The Atlanta shipping company announced sweeping rate increases on Thursday, including the second boost this year to its fuel surcharge and a near-doubling—to $110 from $57.50—of the fee to deliver oversize items, such as mattresses and patio furniture. Those changes will kick in Nov. 2, just in time for the holidays, in a partial remedy for the past two years when UPS overspent as shoppers turned online to order.
In addition, UPS said that beginning next year it would start charging for third-party billing. The move is aimed at reining in the practice among many online marketplaces that allow merchants who sell goods through their sites to use their UPS discounts by printing shipping labels straight from their accounts.
“The number of transactions that are going online for third-party arranged shipments has increased to the point where it’s appropriate for us to establish a fee,” a UPS spokesman said. The new third-party surcharge of 2.5% of the total price of a package helps assure UPS is properly compensated for its services, he added.
This new fee also will affect retailers that allow vendors to use the discounts to ship directly to consumers—skipping the middleman—or direct goods to their own shelves for restocking.
Currently, the biggest retailers get shipping discounts with UPS and FedEx Corp. FDX 0.24 % of as much as 60% off list rates based on the volume they ship, according to industry consultants.
That discount typically is given under the assumption that packages would be consolidated and come in bulk from distribution centers.
Shipping 100 discounted boxes of shoes via ground from Atlanta to New York could cost third-party shippers an extra $20 after the new fee goes into effect.
Both UPS and FedEx are grappling with the challenges of fast-growing but lower-margin e-commerce. Across the board, rates and other charges at UPS and FedEx will go up about 5% next year.

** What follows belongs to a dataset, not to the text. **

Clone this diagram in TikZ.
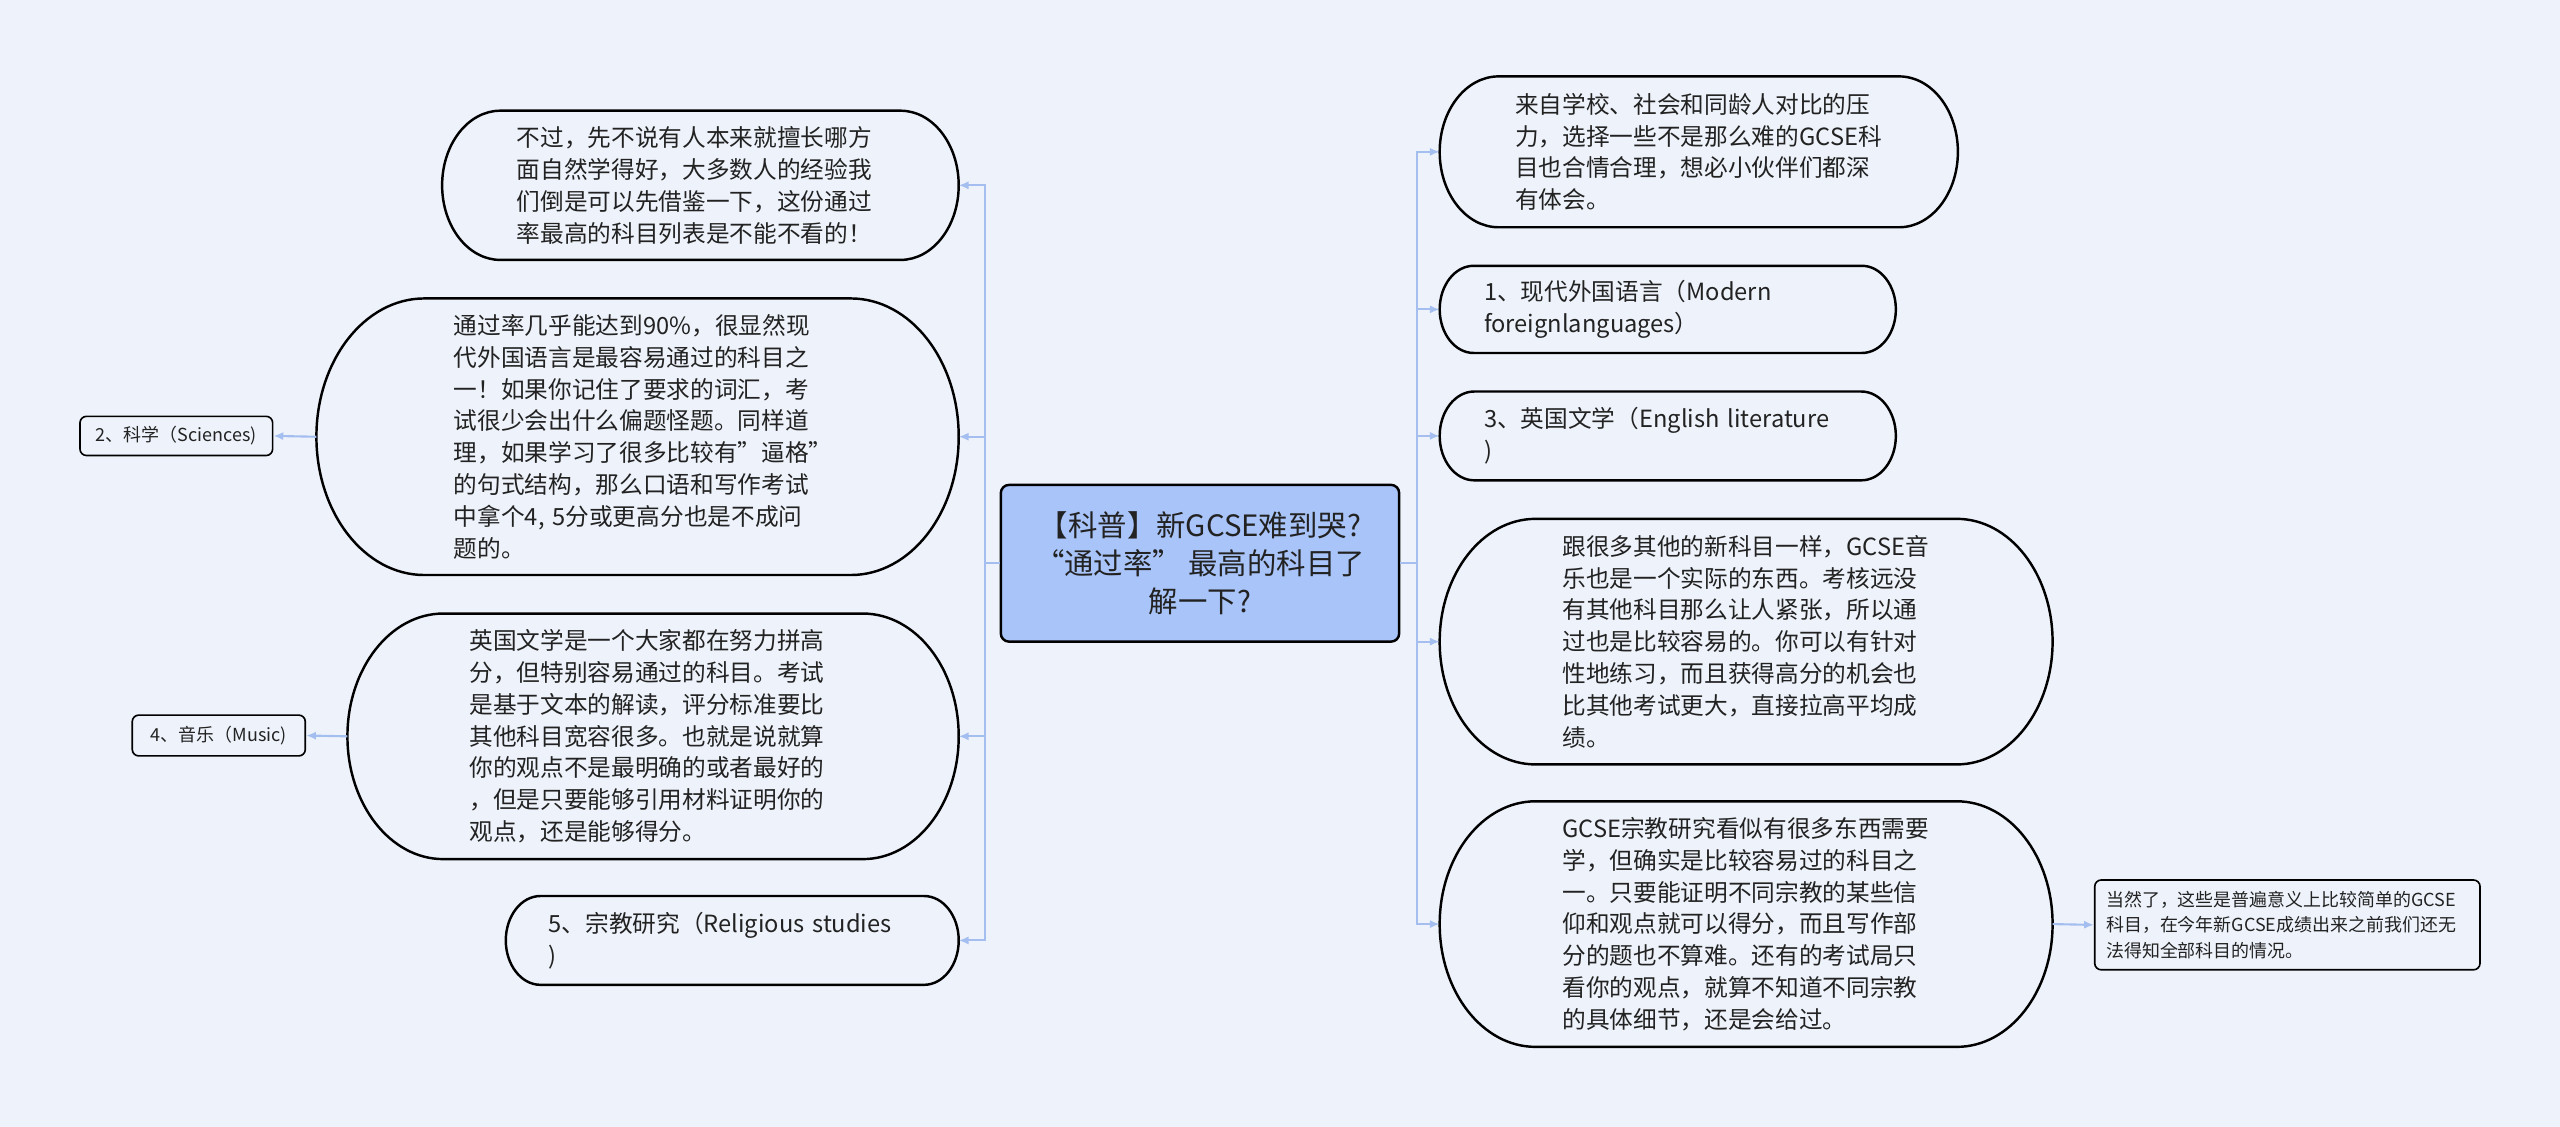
\documentclass[tikz,border=0pt]{standalone}
\usepackage{fontspec}
\setmainfont{Noto Sans CJK SC}
\usetikzlibrary{arrows.meta,calc}
\definecolor{bgc}{RGB}{238,243,251}
\definecolor{linkc}{RGB}{164,190,240}
\definecolor{rootc}{RGB}{169,196,248}
\definecolor{txtc}{RGB}{34,34,34}
\tikzset{
  pill/.style={draw=black, line width=1.5pt},
  pilltext/.style={text=txtc, align=left, text width=225pt, inner sep=0pt,
    font=\fontsize{14.5pt}{19.5pt}\selectfont},
  tag/.style={draw=black, line width=1pt, rounded corners=4pt, text=txtc,
    inner xsep=7pt, inner ysep=0pt, font=\fontsize{11pt}{15.5pt}\selectfont},
  rootbox/.style={draw=black, line width=1.5pt, rounded corners=5pt, fill=rootc,
    text=txtc, align=center, inner sep=0pt,
    font=\fontsize{18pt}{23pt}\selectfont},
  link/.style={draw=linkc, line width=1.3pt, -{Latex[length=6pt,width=5pt]}}
}
\begin{document}
\begin{tikzpicture}[x=1pt, y=-1pt]
  \fill[bgc] (0,0) rectangle (1568,690);
  \useasboundingbox (0,0) rectangle (1568,690);
  % centre
  \node[rootbox, minimum width=244pt, minimum height=96pt] (root) at (735,345)
    {【科普】新GCSE难到哭?\\“通过率” 最高的科目了\\解一下?};
  % left side
  \node[pilltext, minimum width=316pt, minimum height=91pt] (l1) at (429,113.5)
    {不过，先不说有人本来就擅长哪方\\面自然学得好，大多数人的经验我\\们倒是可以先借鉴一下，这份通过\\率最高的科目列表是不能不看的！};
  \node[pilltext, minimum width=393pt, minimum height=169pt] (l2) at (390.5,267.5)
    {通过率几乎能达到90\%，很显然现\\代外国语言是最容易通过的科目之\\一！如果你记住了要求的词汇，考\\试很少会出什么偏题怪题。同样道\\理，如果学习了很多比较有\symbol{34}逼格\symbol{34}\\的句式结构，那么口语和写作考试\\中拿个4, 5分或更高分也是不成问\\题的。};
  \node[pilltext, minimum width=374pt, minimum height=150pt] (l3) at (400,451)
    {英国文学是一个大家都在努力拼高\\分，但特别容易通过的科目。考试\\是基于文本的解读，评分标准要比\\其他科目宽容很多。也就是说就算\\你的观点不是最明确的或者最好的\\，但是只要能够引用材料证明你的\\观点，还是能够得分。};
  \node[pilltext, minimum width=277pt, minimum height=54pt] (l4) at (448.5,576)
    {5、宗教研究（Religious studies\\)};
  \node[tag, minimum width=118pt, minimum height=24pt] (sci) at (108,267)
    {2、科学（Sciences)};
  \node[tag, minimum width=106pt, minimum height=25pt] (music) at (134,450.5)
    {4、音乐（Music)};
  % right side
  \node[pilltext, minimum width=317pt, minimum height=92pt] (r1) at (1040.5,93)
    {来自学校、社会和同龄人对比的压\\力，选择一些不是那么难的GCSE科\\目也合情合理，想必小伙伴们都深\\有体会。};
  \node[pilltext, minimum width=279pt, minimum height=53pt] (r2) at (1021.5,189.5)
    {1、现代外国语言（Modern\\foreignlanguages）};
  \node[pilltext, minimum width=279pt, minimum height=54pt] (r3) at (1021.5,267)
    {3、英国文学（English literature\\)};
  \node[pilltext, minimum width=375pt, minimum height=150pt] (r4) at (1069.5,393)
    {跟很多其他的新科目一样，GCSE音\\乐也是一个实际的东西。考核远没\\有其他科目那么让人紧张，所以通\\过也是比较容易的。你可以有针对\\性地练习，而且获得高分的机会也\\比其他考试更大，直接拉高平均成\\绩。};
  \node[pilltext, minimum width=375pt, minimum height=150pt] (r5) at (1069.5,566)
    {GCSE宗教研究看似有很多东西需要\\学，但确实是比较容易过的科目之\\一。只要能证明不同宗教的某些信\\仰和观点就可以得分，而且写作部\\分的题也不算难。还有的考试局只\\看你的观点，就算不知道不同宗教\\的具体细节，还是会给过。};
  \node[tag, text width=222pt, align=left, minimum height=55pt] (note) at (1401,566.5)
    {当然了，这些是普遍意义上比较简单的GCSE\\科目，在今年新GCSE成绩出来之前我们还无\\法得知全部科目的情况。};
  % pill outlines
  \foreach \nd in {l1,l2,l3,l4,r1,r2,r3,r4,r5}
    \draw[pill] let \p1=(\nd.north west), \p2=(\nd.south east),
      \n1={(\y1-\y2)/2}, \n2={0.78*\n1} in
      (\x1+\n2,\y1) -- (\x2-\n2,\y1)
      arc[start angle=90, end angle=-90, x radius=\n2*1pt, y radius=\n1*1pt]
      -- (\x1+\n2,\y2)
      arc[start angle=270, end angle=90, x radius=\n2*1pt, y radius=\n1*1pt]
      -- cycle;
  % connectors
  \foreach \c in {l1,l2,l3,l4}
    \draw[link] (root.west) -- ++(-9,0) |- (\c.east);
  \foreach \c in {r1,r2,r3,r4,r5}
    \draw[link] (root.east) -- ++(10,0) |- (\c.west);
  \draw[link] (l2.west) -- (sci.east);
  \draw[link] (l3.west) -- (music.east);
  \draw[link] (r5.east) -- (note.west);
\end{tikzpicture}
\end{document}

Separately, the U.S. Postal Service on Friday said it would seek to increase its commercial package prices by an average of 9.5% and in the double digits for its bread-and-butter business of packages weighing less than a pound.

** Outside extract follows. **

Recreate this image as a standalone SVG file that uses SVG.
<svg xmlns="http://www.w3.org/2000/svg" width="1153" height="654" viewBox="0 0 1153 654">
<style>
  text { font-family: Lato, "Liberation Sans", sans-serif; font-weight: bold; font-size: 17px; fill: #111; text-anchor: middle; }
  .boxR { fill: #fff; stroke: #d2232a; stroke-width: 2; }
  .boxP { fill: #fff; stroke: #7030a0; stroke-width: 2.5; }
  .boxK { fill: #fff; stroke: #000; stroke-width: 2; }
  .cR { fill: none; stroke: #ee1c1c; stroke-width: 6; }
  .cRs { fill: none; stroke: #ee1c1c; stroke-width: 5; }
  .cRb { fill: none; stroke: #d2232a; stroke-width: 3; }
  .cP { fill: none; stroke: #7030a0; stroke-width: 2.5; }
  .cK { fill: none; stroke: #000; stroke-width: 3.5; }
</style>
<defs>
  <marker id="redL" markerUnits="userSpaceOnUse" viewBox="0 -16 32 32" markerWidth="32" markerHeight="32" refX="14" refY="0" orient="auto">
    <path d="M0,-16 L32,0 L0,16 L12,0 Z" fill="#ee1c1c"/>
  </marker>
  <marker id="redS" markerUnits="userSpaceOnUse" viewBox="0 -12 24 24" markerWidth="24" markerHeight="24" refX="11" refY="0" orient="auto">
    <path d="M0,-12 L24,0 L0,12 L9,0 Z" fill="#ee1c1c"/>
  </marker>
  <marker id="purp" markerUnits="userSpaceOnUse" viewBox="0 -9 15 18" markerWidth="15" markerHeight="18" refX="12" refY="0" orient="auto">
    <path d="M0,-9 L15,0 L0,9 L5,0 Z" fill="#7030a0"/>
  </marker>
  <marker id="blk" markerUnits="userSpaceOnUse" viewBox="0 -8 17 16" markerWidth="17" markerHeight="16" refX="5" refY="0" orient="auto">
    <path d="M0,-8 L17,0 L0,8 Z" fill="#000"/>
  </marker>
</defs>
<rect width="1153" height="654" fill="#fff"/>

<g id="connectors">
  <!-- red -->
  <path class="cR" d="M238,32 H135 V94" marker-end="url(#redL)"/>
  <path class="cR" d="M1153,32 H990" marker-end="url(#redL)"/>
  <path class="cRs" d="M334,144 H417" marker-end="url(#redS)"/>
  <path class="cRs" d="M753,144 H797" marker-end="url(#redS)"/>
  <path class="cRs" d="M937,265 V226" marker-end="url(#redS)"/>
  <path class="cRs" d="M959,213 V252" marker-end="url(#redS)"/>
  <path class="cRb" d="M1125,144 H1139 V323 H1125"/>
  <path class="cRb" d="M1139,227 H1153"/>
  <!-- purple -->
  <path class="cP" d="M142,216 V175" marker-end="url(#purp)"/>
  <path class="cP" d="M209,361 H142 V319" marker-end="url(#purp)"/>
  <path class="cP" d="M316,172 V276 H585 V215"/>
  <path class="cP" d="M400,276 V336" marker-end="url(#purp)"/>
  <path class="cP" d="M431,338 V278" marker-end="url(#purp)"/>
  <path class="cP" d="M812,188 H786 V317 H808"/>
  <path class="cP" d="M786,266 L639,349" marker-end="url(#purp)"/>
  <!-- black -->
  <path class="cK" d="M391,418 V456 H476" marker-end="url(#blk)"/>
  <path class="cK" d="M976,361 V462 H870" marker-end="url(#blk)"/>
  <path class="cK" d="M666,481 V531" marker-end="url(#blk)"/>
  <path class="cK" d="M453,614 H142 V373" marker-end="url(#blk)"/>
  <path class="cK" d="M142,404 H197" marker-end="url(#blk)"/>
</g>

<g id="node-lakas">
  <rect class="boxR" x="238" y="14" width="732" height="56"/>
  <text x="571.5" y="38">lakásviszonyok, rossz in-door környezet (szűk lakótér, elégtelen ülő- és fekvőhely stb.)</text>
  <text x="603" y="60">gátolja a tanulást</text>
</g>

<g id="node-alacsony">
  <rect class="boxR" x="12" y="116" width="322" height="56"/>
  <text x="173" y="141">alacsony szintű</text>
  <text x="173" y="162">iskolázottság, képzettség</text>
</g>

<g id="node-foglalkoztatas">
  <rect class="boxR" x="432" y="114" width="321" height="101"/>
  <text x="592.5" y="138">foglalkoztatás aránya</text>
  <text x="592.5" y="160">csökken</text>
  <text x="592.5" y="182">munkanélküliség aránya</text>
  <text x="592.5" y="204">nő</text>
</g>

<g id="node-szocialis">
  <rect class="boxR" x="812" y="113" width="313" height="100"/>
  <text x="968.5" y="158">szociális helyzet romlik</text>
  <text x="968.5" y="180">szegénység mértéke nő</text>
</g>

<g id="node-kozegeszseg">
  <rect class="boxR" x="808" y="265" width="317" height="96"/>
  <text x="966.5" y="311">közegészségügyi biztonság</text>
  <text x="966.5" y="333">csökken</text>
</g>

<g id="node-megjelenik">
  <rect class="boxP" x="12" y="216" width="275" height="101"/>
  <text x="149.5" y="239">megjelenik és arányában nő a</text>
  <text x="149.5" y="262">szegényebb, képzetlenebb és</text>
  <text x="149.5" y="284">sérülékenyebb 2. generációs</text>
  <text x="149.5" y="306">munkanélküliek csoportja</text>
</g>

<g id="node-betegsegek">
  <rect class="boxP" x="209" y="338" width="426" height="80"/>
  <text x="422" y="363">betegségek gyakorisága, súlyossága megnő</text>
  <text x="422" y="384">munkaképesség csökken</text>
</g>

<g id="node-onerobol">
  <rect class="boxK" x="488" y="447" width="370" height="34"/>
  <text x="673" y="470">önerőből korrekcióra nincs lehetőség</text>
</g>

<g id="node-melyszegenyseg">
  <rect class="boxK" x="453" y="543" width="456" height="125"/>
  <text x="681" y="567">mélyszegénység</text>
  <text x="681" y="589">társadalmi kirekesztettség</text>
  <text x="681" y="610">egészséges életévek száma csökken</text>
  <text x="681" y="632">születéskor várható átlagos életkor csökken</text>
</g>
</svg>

USPS is asking its regulators for permission to raise prices a year after it aggressively slashed prices by as much as 58% on some Priority Mail packages for customers shipping at least 50,000 parcels a year in an effort to better compete with UPS and FedEx.
Any price increases for deliveries are likely to be passed along to consumers—if not in higher shipping costs than with higher prices at checkout, shipping-industry consultants say.
“At some point some of the charge is going to get pushed back to the purchaser of the goods,” said John Haber, chief executive of Spend Management Experts.
Fuel surcharges are another way to offset the higher cost of deliveries. FedEx late last month raised its fuel surcharge index for the second time this year, citing the increase in residential deliveries and bigger packages. Both companies’ fuel costs were down about 35% in their most recent quarters.
Fuel-surcharge revenue “has actually declined at a rate faster than our reduction in actual fuel costs on a year-to-date basis,” the UPS spokesman said. The company “is making an adjustment to correct that imbalance.”